Moving Could Affect the Interest You Have in the Marital Home
If you move out and your spouse pays the mortgage the entire time your divorce case is pending a judge may factor that into any decision he/she makes about property distribution. If you must move, try to continue to pay a portion of the mortgage payment, and document any payments you make toward the mortgage.
Moving Could Affect Your Kids’ School
If you have school-aged children and you hope to be able to remain in the marital home until they finish school, the last thing you want to do is leave the home. If your spouse’s income is greater than your income and you want to negotiate them paying part or the entire mortgage, you may lose your ability to negotiate keeping the home once you leave it.
If there is a history of domestic violence, discuss it with your attorney–they may be able to legally have your spouse removed from the marital home. In some states, a judge will consider a motion from your attorney for temporary possession of the marital home pending divorce court. If there is abuse and you are unable to get an order of temporary possession, take whatever steps you need to protect yourself, including leaving the home if you feel you are in danger.
Be On Your Best Behavior
Divorce can mean being put under a microscope.
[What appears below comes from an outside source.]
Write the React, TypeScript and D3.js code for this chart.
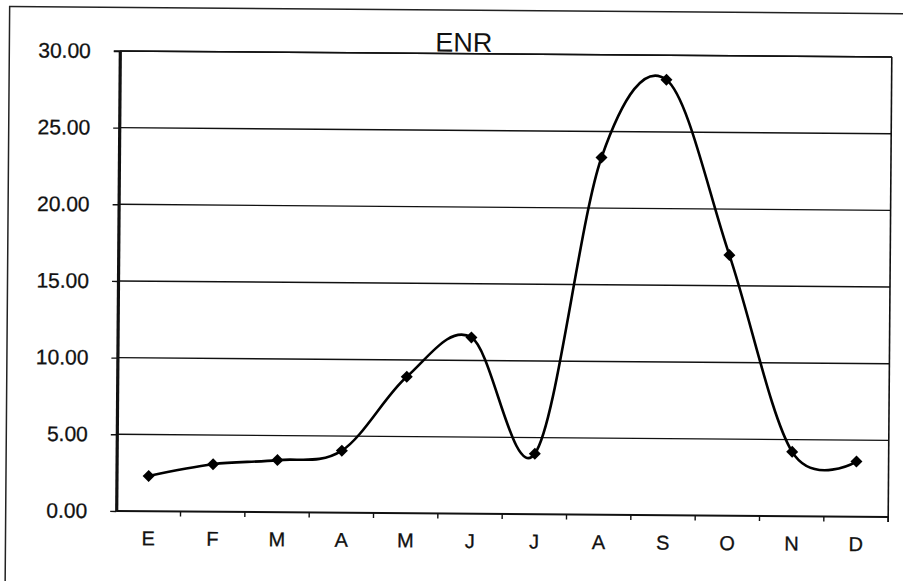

If your case goes to court, you don’t want to give your spouse leverage. So, don’t behave in a manner that is going to cause your divorce to be more financially burdensome.
That might mean refraining from dating, partying, or any situation a judge might view as questionable. If custody is an issue in your case, prioritize your children and focus on meeting their needs.
Spend time with friends, family, and your children. Stay close to home, take care of yourself physically and emotionally, attend to your spiritual life, and most of all, whatever you do, be above reproach.